Two former members of a group which advocated for litigation funding reform have spoken of their frustration at the continued lack of government response.

Nicholas Bacon KC and Dr John Sorabji were both on the Civil Justice Council’s working party on litigation funding, whose final report was published last year. Both criticised the virtual silence that has followed - and questioned why ministers are not responding more quickly. 

The report’s key recommendation was for the government to immediately reverse the Supreme Court’s PACCAR ruling from 2023, which altered the classification of litigation funding agreements, bringing many within the scope of damages-based agreements potentially leaving them unenforceable.

Despite widespread support across the sector for the pre-PACCAR position to be restored, the Ministry of Justice has shown few signs of action, and the situation was not addressed in the King’s speech last month.

Bacon said a huge amount of work had gone into producing the report and that the lack of progress was ‘very disappointing to say the least’ as well as ‘terribly frustrating’ from a personal point of view.

Supreme Court

The report’s key recommendation was for the government to reverse the Supreme Court’s PACCAR ruling

Source: Jonathan Goldberg

‘There are sound policy reasons why urgent steps should be taken to take the CJC recommendations forward,’ he said. ‘The longer they are left unresolved, the greater the damage likely to follow. There are doubtless cases which remain bogged down in satellite litigation that would simply disappear with the implementation of the PACCAR recommendations. Clarity in the law and consistency in its application is key to any modern functioning legal system. Uncertainty is undesirable.’

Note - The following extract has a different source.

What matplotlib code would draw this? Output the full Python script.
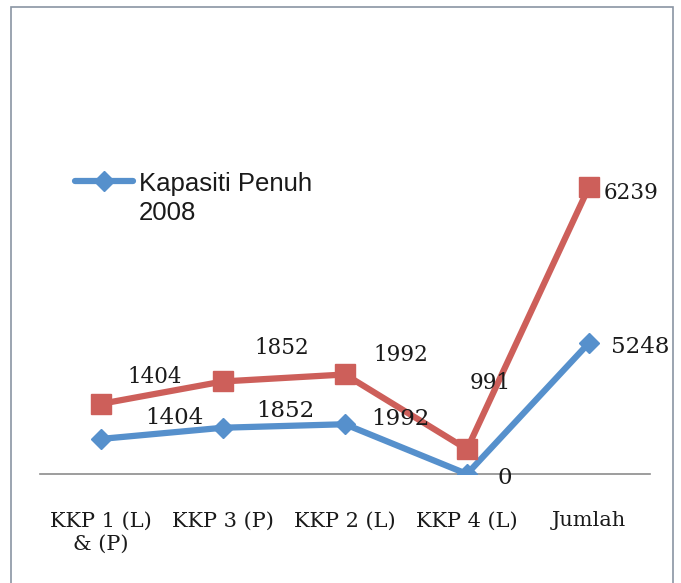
import matplotlib.pyplot as plt
from matplotlib.lines import Line2D
from matplotlib.patches import Rectangle
import numpy as np

# Data (stacked line chart)
categories = ['KKP 1 (L)\n& (P)', 'KKP 3 (P)', 'KKP 2 (L)', 'KKP 4 (L)', 'Jumlah']
kapasiti_2008 = [1404, 1852, 1992, 0, 5248]
series2 = [1404, 1852, 1992, 991, 6239]
legend_label = 'Kapasiti Penuh\n2008'

blue = '#5690cc'
red = '#cd5f5a'
serif = 'DejaVu Serif'

fig = plt.figure(figsize=(6.81, 5.83), dpi=100)
ax = fig.add_axes([40 / 681, 109 / 583, 610 / 681, 0.6])

x = np.arange(len(categories))
stacked = np.array(kapasiti_2008) + np.array(series2)

ax.plot(x, kapasiti_2008, color=blue, lw=4.5, marker='D', ms=10.5,
        solid_capstyle='round', zorder=3)
ax.plot(x, stacked, color=red, lw=4.5, marker='s', ms=15,
        solid_capstyle='round', zorder=3)

# data labels (offsets in points)
blue_off = [(53, 15), (45, 12), (40, 4), (27, -3), (37, -3)]
red_off = [(39, 19), (42, 24), (40, 14), (17, 48), (30, -4)]
for i in range(len(categories)):
    ax.annotate(str(kapasiti_2008[i]), (x[i], kapasiti_2008[i]),
                xytext=blue_off[i], textcoords='offset points',
                ha='center', va='center', fontsize=16.5, family=serif,
                color='#1a1a1a')
    ax.annotate(str(series2[i]), (x[i], stacked[i]),
                xytext=red_off[i], textcoords='offset points',
                ha='center', va='center', fontsize=15.5, family=serif,
                color='#1a1a1a')

ax.set_xlim(-0.5, 4.5)
ax.set_ylim(0, 14000)
ax.set_xticks(x)
ax.set_xticklabels(categories, fontsize=15, family=serif, color='#1a1a1a',
                   linespacing=1.3, va='top')
ax.tick_params(axis='x', length=0, pad=27)
ax.set_yticks([])
for s in ['left', 'right', 'top']:
    ax.spines[s].set_visible(False)
ax.spines['bottom'].set_color('#8c8c8c')
ax.spines['bottom'].set_linewidth(1.2)
ax.patch.set_alpha(0)

# legend (only the first series is shown in the original)
fig.add_artist(Line2D([75 / 681, 133 / 681], [1 - 181 / 583, 1 - 181 / 583],
                      color=blue, lw=4.5, solid_capstyle='round'))
fig.add_artist(Line2D([104 / 681], [1 - 181 / 583], color=blue,
                      marker='D', ms=10.5, lw=0))
fig.text(139 / 681, 1 - 172 / 583, legend_label, fontsize=18.5,
         family='Liberation Sans', va='top', ha='left', color='#1a1a1a',
         linespacing=1.25)

# chart area border
fig.add_artist(Rectangle((11 / 681, -0.05), 662 / 681, 1.05 - 7 / 583,
                         transform=fig.transFigure, fill=False,
                         edgecolor='#8a95a3', lw=1.2))

plt.savefig('out.png', dpi=100)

Sorabi, co-director of the UCL centre for dispute resolution, stressed that the report had called for urgent action, making the stasis of the past 14 months even more difficult to understand.

He added: ‘Having accepted the need to act, with continuing uncertainty in the litigation funding market and injustice continuing to arise where historic funding agreements are concerned as well as where present and future funding is concerned, there is an ever-more urgent need for the government to act, to implement the reversal of PACCAR both retrospectively and prospectively, to implement effective, proportionate regulation.’

The government is understood to still be considering law reform, although there are few concrete indications about when this is going to happen.

Addressing the House of Commons last month, employment rights and consumer protection minister Kate Dearden said: ‘The PACCAR review involves complex issues, and it is important that we take the time needed to get it right.’

In December, courts minister Sarah Sackman KC issued a written statement announcing its intention to introduce legislation to mitigate the effects of the PACCAR judgment by clarifying that litigation funding agreements are not damages-based agreements.